NC Budget and Tax Center

House Finance Committee tweaks House tax plan, raises budget hole to $864.4 million

Members of the House Finance Committee yesterday made the House tax plan even more expensive, as just noted by my colleague.

The committee removed the $25,000 cap on the amount taxpayers can deduct for charitable contributions, mortgage interest, and local property taxes. The tax plan still means significant tax cuts for the top 5 percent, and it would further slash investments in things that help our economy, like our neighborhood schools and world-class universities.

The committee changes would reduce revenues by $525 million per year, bringing the total cost of the House tax plan to $864.4 million per year once fully implemented.

No area of the state budget would be unharmed by the revised House Tax plan. After several years of budget cuts that have taken an enormous toll on the state’s investments in education, safety, and healthcare, North Carolina must start rebuilding the foundation of our state economy, but the House tax would do just the opposite.

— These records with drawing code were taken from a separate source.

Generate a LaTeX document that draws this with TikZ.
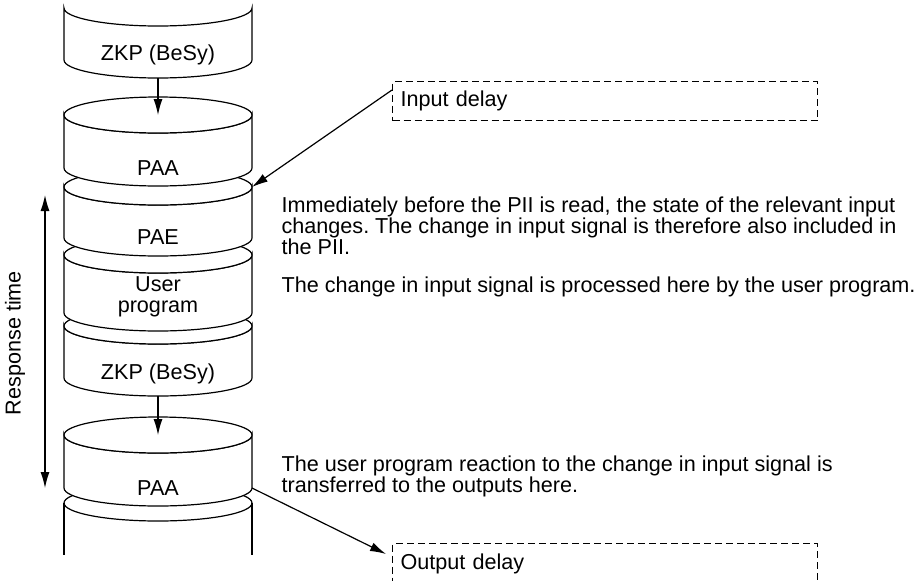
\documentclass[tikz,border=0pt]{standalone}
\usepackage{fontspec}
\setmainfont{Liberation Sans}
\usetikzlibrary{arrows.meta}
\frenchspacing

\begin{document}
\begin{tikzpicture}[x=0.5pt,y=0.5pt,line width=0.6pt,font=\fontsize{10.8pt}{10.5pt}\selectfont]
	% --- Marco: 917 x 580, y hacia abajo (valores negativos) ---
	\useasboundingbox (0,0) rectangle (917,-580);
	\clip (0,0) rectangle (917,-580);
	\tikzset{
		seg/.style={draw=black, fill=white},
		lbl/.style={align=center, inner sep=0pt},
		lead/.style={draw=black, -{Latex[length=8pt,width=4.5pt]}},
		twoway/.style={draw=black, {Latex[length=8pt,width=4.5pt]}-{Latex[length=8pt,width=4.5pt]}},
		delaybox/.style={draw=black, dash pattern=on 3.5pt off 2pt, anchor=north west,
			minimum width=212.5pt, text width=204.5pt, inner xsep=4pt, align=left},
		note/.style={anchor=west, align=left, inner sep=0pt}
	}

	% --- Segmento abierto (abajo) ---
	\filldraw[seg] (158,-503) ellipse[x radius=47pt, y radius=9pt];
	\draw (64,-503) -- (64,-555) (252,-503) -- (252,-555);

	% --- Pila de ciclos: de abajo hacia arriba (\tp=1: tapa completa) ---
	\foreach \id/\yt/\yb/\ty/\tp/\txt in {%
		s6/435/488/488/1/PAA,
		s5/326/378/374/1/ZKP (BeSy),
		s4/255/313/297/1/{User\\program},
		s3/187/238/237/1/PAE,
		s2/115/168/168/1/PAA,
		s1/8/60/55/0/ZKP (BeSy)}
	{
		\filldraw[seg] (64,-\yt) arc[start angle=180, end angle=360, x radius=47pt, y radius=9pt]
			-- (252,-\yb) arc[start angle=0, end angle=-180, x radius=47pt, y radius=9pt] -- cycle;
		\ifnum\tp=1
			\filldraw[seg] (158,-\yt) ellipse[x radius=47pt, y radius=9pt];
		\fi
		\coordinate (\id-t) at (158,-\yt);
		\coordinate (\id-b) at (158,{-\yb-18});
		\coordinate (\id-e) at (252,-\yt);
		\coordinate (\id-se) at (252,-\yb);
		\node[lbl] (\id-lbl) at (158,-\ty) {\txt};
	}

	% --- Flechas entre ciclos ---
	\draw[lead] (s1-b) -- (s2-t);
	\draw[lead] (s5-b) -- (s6-t);

	% --- Tiempo de respuesta ---
	\coordinate (rt-top) at (45,-195);
	\coordinate (rt-bot) at (45,-488);
	\draw[twoway] (rt-top) -- (rt-bot);
	\node[rotate=90, inner sep=0pt] (rt-lbl) at (15,-343) {Response time};

	% --- Retardos ---
	\node[delaybox, minimum height=19.5pt] (indelay) at (392,-81) {Input delay};
	\node[delaybox, minimum height=20pt] (outdelay) at (392,-543) {Output delay};
	\draw[lead] ([yshift=-4.5pt]indelay.north west) -- (s3-e);
	\draw[lead] (s6-se) -- ([xshift=-3pt,yshift=-5.5pt]outdelay.north west);

	% --- Textos ---
	\node[note] (p-read) at (281,-226) {Immediately before the PII is read, the state of the relevant input\\
		changes. The change in input signal is therefore also included in\\the PII.};
	\node[note] (p-proc) at (281,-287) {The change in input signal is processed here by the user program.};
	\node[note] (p-out) at (281,-476) {The user program reaction to the change in input signal is\\
		transferred to the outputs here.};
\end{tikzpicture}
\end{document}
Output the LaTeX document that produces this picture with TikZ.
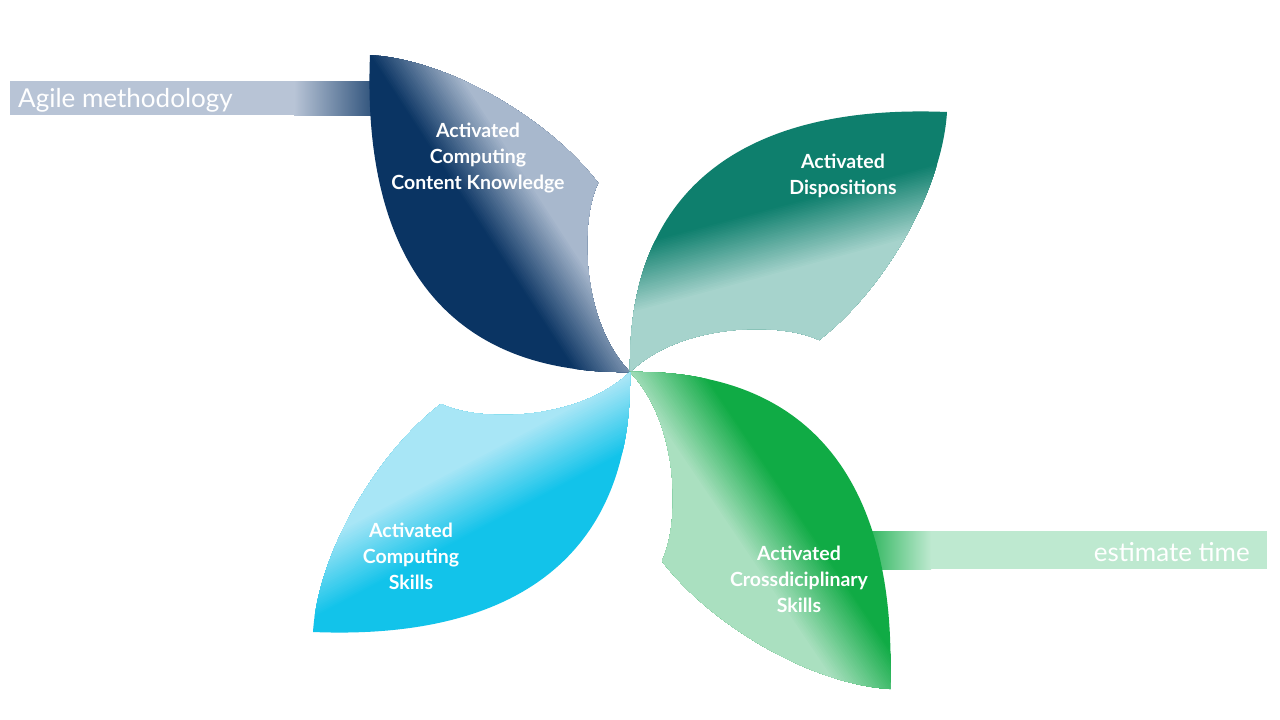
\documentclass[tikz,border=0pt]{standalone}
\usepackage{fontspec}
\setmainfont{Lato}
\definecolor{navyD}{HTML}{0A3463}
\definecolor{navyL}{HTML}{A8B8CD}
\definecolor{tealD}{HTML}{0E7F6D}
\definecolor{tealL}{HTML}{A6D3CC}
\definecolor{greenD}{HTML}{10AB45}
\definecolor{greenL}{HTML}{AAE0C0}
\definecolor{cyanD}{HTML}{12C3EA}
\definecolor{cyanL}{HTML}{A8E6F6}
\definecolor{agileL}{HTML}{B8C4D6}
\definecolor{estL}{HTML}{BEE9D0}
\tikzset{
  petalshape/.style={insert path={(0,0) .. controls (-190,3) and (-268,-122) .. (-260,-317)
     .. controls (-180,-312) and (-80,-252) .. (-32,-189)
     .. controls (-50,-152) and (-50,-52) .. (0,0) -- cycle}},
  lbl/.style={text=white, font=\bfseries\fontsize{19.5}{26}\selectfont, align=center, inner sep=0pt},
  barlbl/.style={text=white, font=\fontsize{26}{30}\selectfont, inner sep=0pt}
}
% #1 rotation, #2 dark, #3 light, #4 start of blend, #5 blend width, #6 blend angle
\newcommand\drawpetal[6]{%
  \begin{scope}[shift={(630,372)},rotate=#1]
    \begin{scope}
      \clip[petalshape];
      \fill[#2] (-600,-600) rectangle (600,600);
      \begin{scope}[rotate=#6]
        \foreach \i in {0,...,39}{
          \pgfmathsetmacro\ss{#4+\i*#5/40}
          \pgfmathtruncatemacro\qq{(\i+1)*2.5}
          \fill[#3!\qq!#2] (\ss,-600) rectangle (600,600);
        }
      \end{scope}
    \end{scope}
  \end{scope}}
\begin{document}
\begin{tikzpicture}[x=1pt,y=-1pt]
\useasboundingbox[fill=white] (0,0) rectangle (1280,720);
% bars
\fill[agileL] (10,81) rectangle (295,115);
\shade[left color=agileL, right color=navyD!85!agileL] (294,81) rectangle (380,115);
\fill[estL] (930,531) rectangle (1267,569);
\shade[left color=greenD, right color=estL] (855,531) rectangle (931,569);
% petals
\drawpetal{0}{navyD}{navyL}{-45}{65}{33}
\drawpetal{-90}{tealD}{tealL}{-121}{65}{15}
\drawpetal{-180}{greenD}{greenL}{-60}{65}{34}
\drawpetal{-270}{cyanD}{cyanL}{-68}{65}{28}
% labels
\node[lbl] (ccck) at (478,158) {Activated\\Computing\\Content Knowledge};
\node[lbl] (disp) at (843,176) {Activated\\Dispositions};
\node[lbl] (csk) at (411,556) {Activated\\Computing\\Skills};
\node[lbl] (cds) at (799,579) {Activated\\Crossdiciplinary\\Skills};
\node[barlbl, anchor=base west] (agile) at (18,107) {Agile methodology};
\node[barlbl, anchor=base east] (est) at (1250,561) {estimate time};
\end{tikzpicture}
\end{document}
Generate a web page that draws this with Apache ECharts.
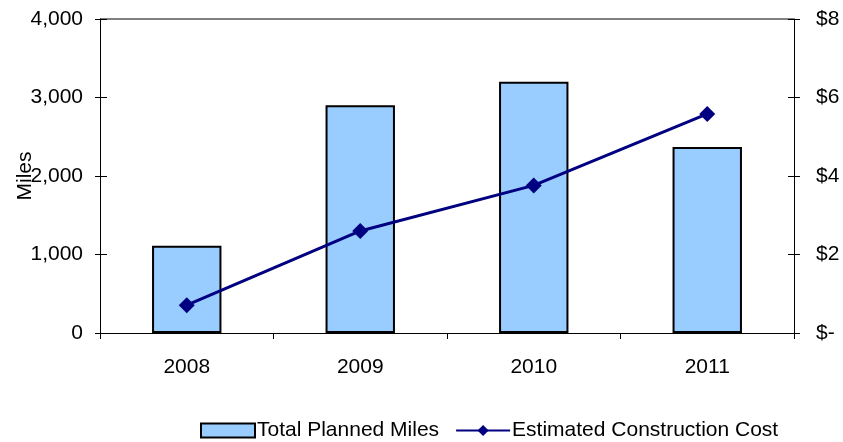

To put the cost of the House’s tax plan in perspective, the cost of the House tax plan could pay for every single one of the following investments in children, families, and communities:

  • Give access to NC Pre-k for one year to 24,000 children, including the 12,000 currently on the waiting list
  • Provide child care subsidies for one year to the families of 20,000 kids, which is half of those currently on the wait list
  • Keep 13,900 teaching assistants in elementary classrooms over the next two years
  • Avoid increasing class sizes for K-12 classrooms for one year as proposed by the Senate budget
  • Avoid repealing the salary raise for teachers with master’s degrees as proposed by the Senate budget
  • Avoid the tuition increase for community colleges proposed by the Senate over the next two years
  • Pay for the Minority Male Mentoring Program—which aims to ensure at-risk students complete their program—at community colleges for one year
  • Fund for two years drug treatment courts, which help rehabilitate non-violent offenders so they can become productive members of society
  • Fund for one year the Housing Trust Fund, which helps ensure that working families are able to pay for housing expenses and still pay for basic necessities like child care and groceries
  • Avoid the $7 million cut rural economic development in the Senate budget
  • Continue public transportation grants at their current level for two years

North Carolina cannot afford tax breaks for profitable corporations and wealthy individuals—especially ones based on disproven economic theories—when the cost is teacher layoffs, ever-growing waiting lists for pre-kindergarten programs, and the dismantling of public policies that serve as a lifeline for vulnerable families. There are better options.

5 Comments

  1. Doug

    June 5, 2013 at 4:40 pm

    This definitely gets better every day. The fewer dollars confiscated from the people of NC the more economic activity we free up.

  2. Jack

    June 5, 2013 at 6:24 pm

    Confiscation of people’s money has already happened with what was called “the bail out” and “too big to fail” bull-sh*t. By the time the powers-that-be get through raising taxes via their method there will be damage beyond belief. It will take a little while before the damage can’t be hidden but in time it is going to be world where July 1 is an everyday reality.

  3. Doug

    June 5, 2013 at 9:48 pm

    Actually the “bail out” …at least of banks has made the Feds quite a bit of money. The banks that were forced to take the money “contributed” significant profits to the government. Heck, if you take out the government bailing themselves out of the Freddie/Fannie mess they themselves created via the community reinvestment act and such…you pretty much come up with a breakeven situation.

    Too big to fail…I agree with you there. If we had allowed the poorly run companies to fail we would have had a huge mess, but we would at least be on track now. It would have forced the hard choices onto the government to cut a lot of entitlements, thats for sure.

    Here is a link on the bailout just for you lazy people who can’t google.

    http://projects.propublica.org/bailout/list

  4. david esmay

    June 6, 2013 at 2:20 pm

    Once again our factually challenge conservatroll Dougie Boo Boo swings and misses. Freddie/Fannie mortgage loans out performed the toxic waste peddled by Wall St. and accounted for a small percentage, about 8-12% of sub-prime lending. Wall St. on the other hand is wholly responsible for the financial crisis. I suggest D-boo-boo read Michael Lewis’ The Big Short, it is an adult book with no pictures.

  5. Doug

    June 7, 2013 at 10:36 am

    dave,
    Actaully you are the factually challenged one. Fannie/Freddie took on a great deal of those loans, maybe you do not understand that they underwrite and purchase, then attempt to turn those loans into CMO’s, but it is a fact. Who do you think these banks were selling to? Banks don’t actually keep many of those loans where you have no money down, or whatever the terms may be on these various loans. When you see FNMA, FMLC etc on your mortgage backed CMO (not that I really expect you to know what that is)….of which there are billions and billions of dollars of them out there….that is what you are buying. True, there are some FHA and veteran loans, but those Freddie/Fannie loans are pervasive.

    Just because you are a low information person does not mean you have to come here to show us. Maybe you need to read up some yourself and not read the progressive view of economics, maybe get some experience before you open your fat mouth.